>> begin RECORDS FOR THIS EXERCISE
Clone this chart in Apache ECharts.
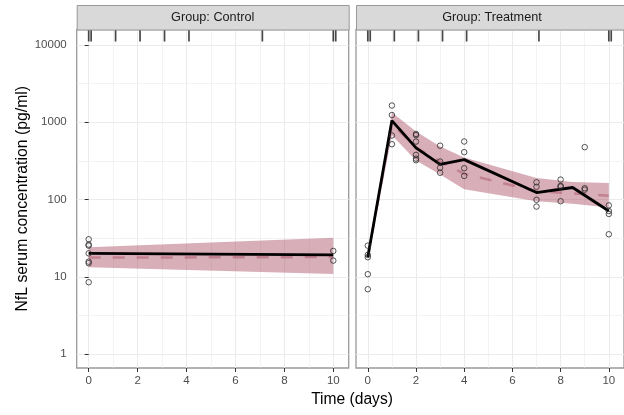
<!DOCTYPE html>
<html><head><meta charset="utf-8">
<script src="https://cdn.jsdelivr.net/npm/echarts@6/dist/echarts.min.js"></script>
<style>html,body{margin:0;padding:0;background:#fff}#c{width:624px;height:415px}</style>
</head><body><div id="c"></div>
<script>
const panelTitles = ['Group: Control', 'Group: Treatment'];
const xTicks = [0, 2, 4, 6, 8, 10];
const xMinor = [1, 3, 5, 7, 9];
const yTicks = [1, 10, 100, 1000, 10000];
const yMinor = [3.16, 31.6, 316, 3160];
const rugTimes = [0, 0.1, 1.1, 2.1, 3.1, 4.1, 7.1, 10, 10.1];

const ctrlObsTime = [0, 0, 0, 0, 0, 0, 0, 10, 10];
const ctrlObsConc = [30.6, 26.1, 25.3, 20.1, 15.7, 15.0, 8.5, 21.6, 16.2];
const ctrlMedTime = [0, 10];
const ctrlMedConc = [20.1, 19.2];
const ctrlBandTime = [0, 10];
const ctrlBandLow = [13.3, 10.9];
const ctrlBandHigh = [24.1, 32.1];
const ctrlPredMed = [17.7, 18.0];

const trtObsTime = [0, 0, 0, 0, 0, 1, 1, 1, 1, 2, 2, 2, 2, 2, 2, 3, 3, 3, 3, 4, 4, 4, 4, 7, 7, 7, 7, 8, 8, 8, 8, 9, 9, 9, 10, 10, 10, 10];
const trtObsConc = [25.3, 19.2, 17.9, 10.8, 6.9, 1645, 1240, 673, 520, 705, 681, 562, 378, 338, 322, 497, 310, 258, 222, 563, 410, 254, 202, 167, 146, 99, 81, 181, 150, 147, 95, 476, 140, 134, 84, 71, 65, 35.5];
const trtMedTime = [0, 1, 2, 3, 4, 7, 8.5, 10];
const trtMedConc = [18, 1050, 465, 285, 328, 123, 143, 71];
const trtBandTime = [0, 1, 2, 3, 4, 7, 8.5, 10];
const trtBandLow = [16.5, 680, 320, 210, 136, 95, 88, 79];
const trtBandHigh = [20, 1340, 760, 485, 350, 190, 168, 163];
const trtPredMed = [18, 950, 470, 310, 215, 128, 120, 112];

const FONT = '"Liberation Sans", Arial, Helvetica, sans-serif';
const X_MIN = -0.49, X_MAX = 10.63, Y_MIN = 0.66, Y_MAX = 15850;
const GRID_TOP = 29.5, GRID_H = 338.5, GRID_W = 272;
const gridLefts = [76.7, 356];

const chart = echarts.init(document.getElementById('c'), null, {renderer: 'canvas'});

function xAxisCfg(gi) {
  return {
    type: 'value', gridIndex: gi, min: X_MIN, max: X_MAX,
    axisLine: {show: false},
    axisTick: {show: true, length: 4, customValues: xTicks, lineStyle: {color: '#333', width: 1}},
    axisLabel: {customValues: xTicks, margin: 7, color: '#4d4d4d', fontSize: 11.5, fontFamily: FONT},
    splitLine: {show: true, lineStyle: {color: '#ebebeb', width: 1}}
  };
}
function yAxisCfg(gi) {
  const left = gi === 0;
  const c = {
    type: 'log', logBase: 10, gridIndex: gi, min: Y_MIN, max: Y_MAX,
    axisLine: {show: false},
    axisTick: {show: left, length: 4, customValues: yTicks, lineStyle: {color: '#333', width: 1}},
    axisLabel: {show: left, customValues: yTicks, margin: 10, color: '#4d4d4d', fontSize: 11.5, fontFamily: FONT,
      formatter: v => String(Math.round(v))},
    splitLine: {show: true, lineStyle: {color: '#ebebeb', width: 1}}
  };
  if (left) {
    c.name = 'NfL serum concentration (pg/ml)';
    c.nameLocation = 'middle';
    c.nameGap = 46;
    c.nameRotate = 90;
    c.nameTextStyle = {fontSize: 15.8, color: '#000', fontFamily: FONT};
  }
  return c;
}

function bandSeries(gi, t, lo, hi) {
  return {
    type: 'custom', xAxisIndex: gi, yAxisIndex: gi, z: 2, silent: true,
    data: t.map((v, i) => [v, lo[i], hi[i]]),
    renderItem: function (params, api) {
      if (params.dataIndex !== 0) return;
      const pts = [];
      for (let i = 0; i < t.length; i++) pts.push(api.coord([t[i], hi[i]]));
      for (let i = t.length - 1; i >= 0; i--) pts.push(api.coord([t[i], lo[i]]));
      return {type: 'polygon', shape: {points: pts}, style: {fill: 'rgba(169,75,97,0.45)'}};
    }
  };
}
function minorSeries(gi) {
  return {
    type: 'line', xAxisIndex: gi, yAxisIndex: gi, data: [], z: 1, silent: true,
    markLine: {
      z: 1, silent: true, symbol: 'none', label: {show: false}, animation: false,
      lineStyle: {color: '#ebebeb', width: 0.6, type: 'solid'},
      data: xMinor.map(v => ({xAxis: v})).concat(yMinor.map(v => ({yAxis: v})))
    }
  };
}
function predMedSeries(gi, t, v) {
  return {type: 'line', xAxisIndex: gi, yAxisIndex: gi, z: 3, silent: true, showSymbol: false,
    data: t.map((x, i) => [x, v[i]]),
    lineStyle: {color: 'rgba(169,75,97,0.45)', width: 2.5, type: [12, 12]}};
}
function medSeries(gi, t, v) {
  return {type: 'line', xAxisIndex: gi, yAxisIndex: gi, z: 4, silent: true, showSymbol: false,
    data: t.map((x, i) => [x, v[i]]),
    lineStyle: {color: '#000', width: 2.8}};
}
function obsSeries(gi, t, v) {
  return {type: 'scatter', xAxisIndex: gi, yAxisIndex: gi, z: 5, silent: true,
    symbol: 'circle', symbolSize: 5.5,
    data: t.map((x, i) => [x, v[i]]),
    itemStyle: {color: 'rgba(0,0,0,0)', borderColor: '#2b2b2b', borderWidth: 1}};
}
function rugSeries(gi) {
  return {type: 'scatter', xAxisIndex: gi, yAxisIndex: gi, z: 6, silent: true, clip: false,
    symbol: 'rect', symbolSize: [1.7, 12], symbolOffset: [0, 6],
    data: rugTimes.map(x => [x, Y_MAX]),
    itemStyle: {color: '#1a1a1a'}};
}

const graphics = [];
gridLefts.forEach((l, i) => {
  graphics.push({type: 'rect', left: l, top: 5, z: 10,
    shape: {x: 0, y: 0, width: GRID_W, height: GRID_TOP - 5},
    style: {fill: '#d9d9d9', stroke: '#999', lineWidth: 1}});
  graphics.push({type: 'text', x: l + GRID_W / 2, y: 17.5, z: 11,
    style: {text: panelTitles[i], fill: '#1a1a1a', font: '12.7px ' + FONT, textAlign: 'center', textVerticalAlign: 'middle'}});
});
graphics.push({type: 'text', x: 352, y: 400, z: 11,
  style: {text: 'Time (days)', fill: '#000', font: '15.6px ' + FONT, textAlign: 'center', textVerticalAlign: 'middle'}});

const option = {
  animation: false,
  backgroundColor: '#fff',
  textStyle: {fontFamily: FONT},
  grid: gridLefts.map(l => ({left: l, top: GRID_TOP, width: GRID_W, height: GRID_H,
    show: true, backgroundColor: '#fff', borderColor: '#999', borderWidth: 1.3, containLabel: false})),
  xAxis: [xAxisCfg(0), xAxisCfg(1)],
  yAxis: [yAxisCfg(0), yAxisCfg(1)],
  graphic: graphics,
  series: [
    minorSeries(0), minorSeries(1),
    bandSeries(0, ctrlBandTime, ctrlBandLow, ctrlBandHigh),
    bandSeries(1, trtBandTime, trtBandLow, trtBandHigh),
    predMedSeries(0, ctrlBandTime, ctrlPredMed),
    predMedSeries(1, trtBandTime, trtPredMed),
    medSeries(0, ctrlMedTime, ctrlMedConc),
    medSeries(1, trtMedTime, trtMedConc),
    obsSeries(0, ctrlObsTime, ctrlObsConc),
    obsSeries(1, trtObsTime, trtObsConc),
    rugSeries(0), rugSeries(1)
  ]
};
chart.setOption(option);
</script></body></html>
>> end RECORDS FOR THIS EXERCISE
>> begin RECORDS FOR THIS EXERCISE
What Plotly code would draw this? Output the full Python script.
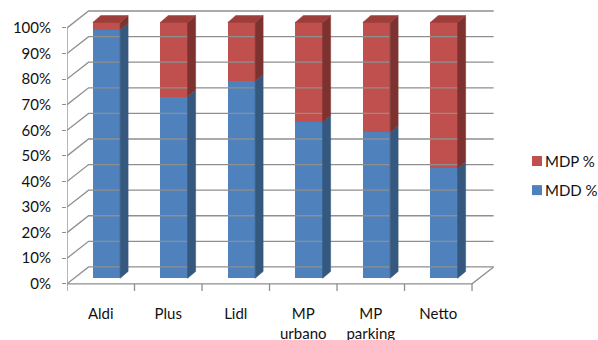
>> end RECORDS FOR THIS EXERCISE
• _EXERCISE REQUIREMENTS_
Take the lines from the one holding "Clone this chart in Apache ECharts." to the one holding "const ctrlPredMed = [17.7, 18.0];", both lines included, and give them again exactly, with no pictures.

• _REPLY_
Clone this chart in Apache ECharts.
<!DOCTYPE html>
<html><head><meta charset="utf-8">
<script src="https://cdn.jsdelivr.net/npm/echarts@6/dist/echarts.min.js"></script>
<style>html,body{margin:0;padding:0;background:#fff}#c{width:624px;height:415px}</style>
</head><body><div id="c"></div>
<script>
const panelTitles = ['Group: Control', 'Group: Treatment'];
const xTicks = [0, 2, 4, 6, 8, 10];
const xMinor = [1, 3, 5, 7, 9];
const yTicks = [1, 10, 100, 1000, 10000];
const yMinor = [3.16, 31.6, 316, 3160];
const rugTimes = [0, 0.1, 1.1, 2.1, 3.1, 4.1, 7.1, 10, 10.1];

const ctrlObsTime = [0, 0, 0, 0, 0, 0, 0, 10, 10];
const ctrlObsConc = [30.6, 26.1, 25.3, 20.1, 15.7, 15.0, 8.5, 21.6, 16.2];
const ctrlMedTime = [0, 10];
const ctrlMedConc = [20.1, 19.2];
const ctrlBandTime = [0, 10];
const ctrlBandLow = [13.3, 10.9];
const ctrlBandHigh = [24.1, 32.1];
const ctrlPredMed = [17.7, 18.0];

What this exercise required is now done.